# iphone sous linux avec rhythmbox



## ludo251 (4 Août 2010)

Bonjour, j'ai un iphone 3gs 32 Go, je suis sous linux j'utilise rhythmbox pour synchroniser 
mes musique. Mais le souci comme sous itune, je mais un dossier exemple nrj hit 2010,
et enfaite quand je vais dans les albums au lieu de voir un album et plusieurs artistes dedans 
il me fait comme si c'était plusieurs albums alors sa me saoule comment la réorganiser.
merci d'avance pour vos réponses


----------



## Gr3gZZ (4 Août 2010)

Je te conseille d'écrire ton sujet en essayant de nous faire comprendre ton problème et non deviner.


----------



## ludo251 (4 Août 2010)

J'ai un iphone 3gs 32 Go, je suis sous linux (ubuntu) et j'utilise rhythmbox (logiciel équivalent a windows
média player) pour synchroniser mes musiques (jusque la tout va bien?) . Mais le souci comme sous itune (que se soie l'un ou l'autre itune, rhytmhbox) , je mais un dossier de musiques (album) exemple: nrj hit only summer 2010.
Et enfaite quand je vais dans les albums de mon iphone (ipod)  au lieu de voir un album (nrj hit only summer 2010), et plusieurs artistes dedans.
Il me marque nrj hit only summer 2010 Muse, nrj hit only summer 2010 King kouduro.
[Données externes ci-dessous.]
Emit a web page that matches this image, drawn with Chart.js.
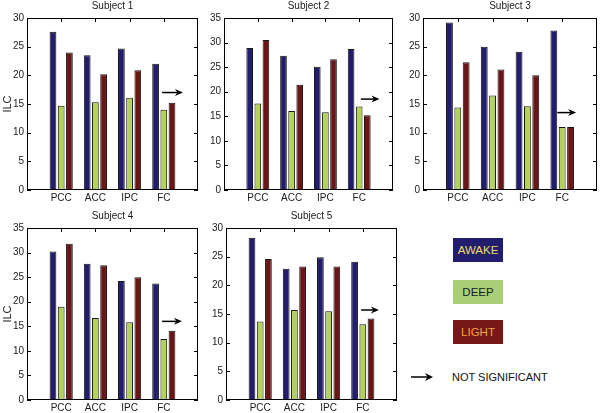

Alors sa me saoule comment réorganiser les dossiers. Merci d'avance pour vos réponses.


----------



## Anthony (4 Août 2010)

Ca fait une éternité que je n'ai rebooté le PC sous Ubuntu, je vais regarder. Mais Rhythmbox reconnaît ton iPhone ?


----------



## Gr3gZZ (4 Août 2010)

ludo251 a dit:


> J'ai un iphone 3gs 32 Go, je suis sous linux (ubuntu) et j'utilise rhythmbox (logiciel équivalent a windows
> média player) pour synchroniser mes musiques (jusque la tout va bien?) . Mais le souci comme sous itune (que se soie l'un ou l'autre itune, rhytmhbox) , je mais un dossier de musiques (album) exemple: nrj hit only summer 2010.
> Et enfaite quand je vais dans les albums de mon iphone (ipod)  au lieu de voir un album (nrj hit only summer 2010), et plusieurs artistes dedans.
> Il me marque nrj hit only summer 2010 Muse, nrj hit only summer 2010 King kouduro. Alors sa me saoule comment réorganiser les dossiers. Merci d'avance pour vos réponses.




T'en fais pas, je connais bien linux (et je parle pas de NoobUbuntu) c'est juste que les messages bourrés de fautes non merci.


----------